Он попытался встать, но рука Комбата, по-дружески опустившаяся ему на плечо, придавила его к поверхности камня, как тонна кирпича.
– В гости сходим, – сказал Борис Иванович. – Посидим, чайку попьем. Может, хозяйка сто грамм накапает, если вразумительно расскажешь, куда ты ее племянника сплавил.
– Да ты что, мужик, охренел? – пытаясь вырваться, воскликнул Кудинов. – Какой чай? Какой, на хер, племянник?! Я же говорю, я не по этой части! Пусти, козел, рога обломаю!
Он все продолжал дергаться и брыкаться, не в силах поверить, воспринять своим сознанием тот факт, что на свете есть люди, гораздо более сильные, чем он, Паша Кудинов, в минуты веселья любивший на потеху девкам подбрасывать и ловить двадцатичетырехкилограммовые гири и однажды севший в тюрьму на два года просто за то, что не стерпел по пьяному делу, когда на танцах в клубе ему оттоптали ногу, и один-единственный раз двинул обидчика кулаком, в результате чего тот очнулся в больнице.
Комбат, которому наконец надоело это копошение, сжал пальцами плечо Кудинова. Тот охнул и перестал дергаться, болезненно перекосившись и замерев в ожидании слепящего удара прямо по носу, по зубам…
– Рога, говоришь… – задумчиво протянул Комбат, чуть сильнее сжимая плечо. Кудинов снова охнул, но промолчал, боясь усугубить свое и без того незавидное положение. – Про рога мы с тобой поговорим потом, если будет время и желание, а пока расскажи-ка мне, будь добр, что это за история с больницей?

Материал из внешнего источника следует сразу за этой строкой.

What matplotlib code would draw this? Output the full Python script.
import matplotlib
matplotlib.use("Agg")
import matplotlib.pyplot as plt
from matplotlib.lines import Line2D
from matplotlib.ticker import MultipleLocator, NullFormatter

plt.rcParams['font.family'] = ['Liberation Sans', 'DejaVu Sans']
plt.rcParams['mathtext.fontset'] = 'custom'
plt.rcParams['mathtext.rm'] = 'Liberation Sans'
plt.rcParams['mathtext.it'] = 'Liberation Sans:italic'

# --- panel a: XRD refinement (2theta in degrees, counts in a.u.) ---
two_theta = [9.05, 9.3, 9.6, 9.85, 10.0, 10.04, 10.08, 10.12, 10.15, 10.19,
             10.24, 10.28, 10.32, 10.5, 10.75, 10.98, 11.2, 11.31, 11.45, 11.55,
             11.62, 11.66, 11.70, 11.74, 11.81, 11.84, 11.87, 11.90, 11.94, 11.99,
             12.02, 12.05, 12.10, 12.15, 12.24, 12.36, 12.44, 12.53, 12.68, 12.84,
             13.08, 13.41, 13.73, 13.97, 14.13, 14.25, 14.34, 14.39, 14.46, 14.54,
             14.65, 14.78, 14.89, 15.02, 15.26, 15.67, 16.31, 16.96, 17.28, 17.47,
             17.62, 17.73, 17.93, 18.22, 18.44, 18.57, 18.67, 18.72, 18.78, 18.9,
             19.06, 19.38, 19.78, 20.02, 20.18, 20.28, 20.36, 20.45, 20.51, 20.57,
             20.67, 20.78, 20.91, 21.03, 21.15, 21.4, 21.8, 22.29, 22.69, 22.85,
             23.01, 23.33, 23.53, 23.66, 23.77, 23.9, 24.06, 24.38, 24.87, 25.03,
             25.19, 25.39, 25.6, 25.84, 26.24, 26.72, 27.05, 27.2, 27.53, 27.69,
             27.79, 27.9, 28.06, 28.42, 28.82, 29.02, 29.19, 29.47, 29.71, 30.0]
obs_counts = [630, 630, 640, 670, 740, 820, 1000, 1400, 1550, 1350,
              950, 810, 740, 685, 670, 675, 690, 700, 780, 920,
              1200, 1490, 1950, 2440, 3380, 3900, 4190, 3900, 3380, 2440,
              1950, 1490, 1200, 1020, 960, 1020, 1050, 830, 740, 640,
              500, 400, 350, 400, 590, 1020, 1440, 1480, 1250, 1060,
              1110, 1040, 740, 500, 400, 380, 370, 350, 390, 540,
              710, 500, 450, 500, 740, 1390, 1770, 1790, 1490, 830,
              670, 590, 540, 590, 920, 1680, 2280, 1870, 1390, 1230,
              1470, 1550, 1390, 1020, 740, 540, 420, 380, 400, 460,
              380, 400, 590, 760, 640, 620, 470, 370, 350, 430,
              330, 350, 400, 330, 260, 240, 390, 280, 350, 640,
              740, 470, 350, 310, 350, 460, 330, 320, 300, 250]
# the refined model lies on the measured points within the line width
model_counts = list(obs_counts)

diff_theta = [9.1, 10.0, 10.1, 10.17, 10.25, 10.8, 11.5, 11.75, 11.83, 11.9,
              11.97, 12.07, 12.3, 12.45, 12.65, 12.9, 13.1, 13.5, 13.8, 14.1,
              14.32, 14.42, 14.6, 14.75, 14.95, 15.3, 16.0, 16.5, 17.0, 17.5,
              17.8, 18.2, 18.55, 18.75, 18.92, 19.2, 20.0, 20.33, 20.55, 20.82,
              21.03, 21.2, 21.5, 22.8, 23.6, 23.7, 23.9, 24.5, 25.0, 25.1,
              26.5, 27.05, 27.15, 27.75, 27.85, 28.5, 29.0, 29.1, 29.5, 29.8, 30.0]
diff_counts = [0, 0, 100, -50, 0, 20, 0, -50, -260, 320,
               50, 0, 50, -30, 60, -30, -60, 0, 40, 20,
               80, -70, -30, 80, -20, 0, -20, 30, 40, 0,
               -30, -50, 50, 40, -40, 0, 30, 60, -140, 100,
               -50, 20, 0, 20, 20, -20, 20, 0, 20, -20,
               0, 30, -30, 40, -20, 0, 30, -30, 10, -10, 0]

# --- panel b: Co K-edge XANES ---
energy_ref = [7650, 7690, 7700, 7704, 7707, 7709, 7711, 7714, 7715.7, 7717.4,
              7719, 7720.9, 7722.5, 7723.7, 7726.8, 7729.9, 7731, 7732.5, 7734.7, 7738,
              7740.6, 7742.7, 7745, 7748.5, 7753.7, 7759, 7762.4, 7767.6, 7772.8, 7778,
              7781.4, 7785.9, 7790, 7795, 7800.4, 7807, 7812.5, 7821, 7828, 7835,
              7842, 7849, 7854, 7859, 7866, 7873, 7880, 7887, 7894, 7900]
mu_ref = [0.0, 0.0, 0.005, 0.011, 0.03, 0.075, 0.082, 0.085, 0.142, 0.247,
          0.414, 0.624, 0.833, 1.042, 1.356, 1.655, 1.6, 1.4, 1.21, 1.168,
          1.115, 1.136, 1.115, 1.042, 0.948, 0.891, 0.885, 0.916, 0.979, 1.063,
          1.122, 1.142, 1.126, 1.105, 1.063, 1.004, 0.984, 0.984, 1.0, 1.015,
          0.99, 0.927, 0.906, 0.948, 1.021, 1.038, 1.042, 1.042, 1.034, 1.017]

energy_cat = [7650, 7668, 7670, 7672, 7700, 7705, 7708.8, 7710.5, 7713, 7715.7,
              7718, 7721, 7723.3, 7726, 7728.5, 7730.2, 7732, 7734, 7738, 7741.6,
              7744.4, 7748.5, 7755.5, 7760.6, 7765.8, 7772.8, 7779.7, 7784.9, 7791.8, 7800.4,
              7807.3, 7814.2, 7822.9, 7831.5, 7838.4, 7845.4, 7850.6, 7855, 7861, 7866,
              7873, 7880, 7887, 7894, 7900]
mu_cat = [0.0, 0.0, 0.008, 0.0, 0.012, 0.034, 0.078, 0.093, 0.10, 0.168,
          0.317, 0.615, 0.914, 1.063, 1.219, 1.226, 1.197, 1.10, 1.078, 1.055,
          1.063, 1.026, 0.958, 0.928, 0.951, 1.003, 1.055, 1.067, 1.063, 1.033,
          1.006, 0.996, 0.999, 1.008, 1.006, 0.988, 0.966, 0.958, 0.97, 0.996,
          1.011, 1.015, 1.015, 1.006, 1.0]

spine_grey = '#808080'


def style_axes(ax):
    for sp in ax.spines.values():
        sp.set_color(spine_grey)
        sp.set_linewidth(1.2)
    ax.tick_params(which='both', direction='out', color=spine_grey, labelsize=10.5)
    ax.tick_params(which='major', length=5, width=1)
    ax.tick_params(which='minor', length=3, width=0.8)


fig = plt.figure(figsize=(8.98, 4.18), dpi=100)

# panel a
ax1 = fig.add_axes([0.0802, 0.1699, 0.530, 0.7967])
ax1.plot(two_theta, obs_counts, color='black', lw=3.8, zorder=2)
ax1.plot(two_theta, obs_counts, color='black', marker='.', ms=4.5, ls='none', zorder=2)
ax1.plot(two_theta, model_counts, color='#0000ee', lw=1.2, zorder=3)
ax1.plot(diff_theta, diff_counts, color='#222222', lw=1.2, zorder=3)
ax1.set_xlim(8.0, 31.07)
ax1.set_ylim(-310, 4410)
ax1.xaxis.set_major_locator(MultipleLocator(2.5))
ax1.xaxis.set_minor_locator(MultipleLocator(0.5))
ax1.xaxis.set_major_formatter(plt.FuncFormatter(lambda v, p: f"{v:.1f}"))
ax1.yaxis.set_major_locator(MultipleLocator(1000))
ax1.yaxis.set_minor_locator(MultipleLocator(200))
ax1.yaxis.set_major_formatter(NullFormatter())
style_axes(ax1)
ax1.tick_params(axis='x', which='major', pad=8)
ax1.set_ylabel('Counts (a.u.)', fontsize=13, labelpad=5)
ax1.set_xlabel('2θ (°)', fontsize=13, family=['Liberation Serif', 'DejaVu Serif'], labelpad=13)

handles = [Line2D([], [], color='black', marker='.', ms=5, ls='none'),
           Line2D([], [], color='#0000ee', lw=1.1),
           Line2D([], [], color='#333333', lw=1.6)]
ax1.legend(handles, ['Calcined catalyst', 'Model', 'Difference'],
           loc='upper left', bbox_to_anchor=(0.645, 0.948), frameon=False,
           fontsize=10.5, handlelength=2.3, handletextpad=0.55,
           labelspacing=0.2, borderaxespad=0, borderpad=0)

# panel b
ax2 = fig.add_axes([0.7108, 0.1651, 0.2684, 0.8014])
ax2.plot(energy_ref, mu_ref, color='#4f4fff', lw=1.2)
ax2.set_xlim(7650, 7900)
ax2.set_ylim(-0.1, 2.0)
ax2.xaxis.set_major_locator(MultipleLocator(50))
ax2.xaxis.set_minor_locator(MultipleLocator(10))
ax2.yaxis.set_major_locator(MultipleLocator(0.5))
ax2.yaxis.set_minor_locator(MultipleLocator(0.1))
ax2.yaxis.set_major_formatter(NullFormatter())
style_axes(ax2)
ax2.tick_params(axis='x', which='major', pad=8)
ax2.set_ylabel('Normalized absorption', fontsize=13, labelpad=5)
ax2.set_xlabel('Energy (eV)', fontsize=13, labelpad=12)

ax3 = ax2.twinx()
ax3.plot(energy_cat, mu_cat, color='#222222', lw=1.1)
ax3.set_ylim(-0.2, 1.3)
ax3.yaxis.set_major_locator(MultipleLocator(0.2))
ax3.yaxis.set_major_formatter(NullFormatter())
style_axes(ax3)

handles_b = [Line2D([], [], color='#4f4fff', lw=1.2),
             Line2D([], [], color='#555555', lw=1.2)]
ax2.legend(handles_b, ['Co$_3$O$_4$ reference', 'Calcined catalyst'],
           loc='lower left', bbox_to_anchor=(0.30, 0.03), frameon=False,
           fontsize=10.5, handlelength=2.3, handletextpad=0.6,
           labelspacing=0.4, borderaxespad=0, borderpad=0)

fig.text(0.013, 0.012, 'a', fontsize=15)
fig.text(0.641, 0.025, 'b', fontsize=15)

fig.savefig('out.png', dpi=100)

– Какая.., больница? – с трудом проскрипел Павел Кудинов, борясь с желанием заорать не столько от боли, которая была терпимой, сколько от страха перед этой железной силой, преодолевавшей его отчаянное сопротивление с такой легкостью, словно его и вовсе не было. Создавалось впечатление, что этот мужик может просто отщипнуть ему голову двумя пальцами, как головку одуванчика. Говорить, однако, было нельзя: Кутузов мог расправиться с ним не такими экзотическими, но вполне действенными методами. А то, что незнакомца интересует именно Кутузов, было ясно без дополнительных намеков. Говорить было нельзя, но и молчать, судя по всему, тоже не получалось – боль в плече усиливалась, и все шло к тому, что он вот-вот займет койку в хирургическом отделении под своим собственным именем, а не вместо Французова. – Да что ж ты делаешь, мудак? Пусти! – прошипел Павел и изо всех сил рванулся в сторону. Державшая его рука вдруг разжалась, и он боком упал в пыль с валуна.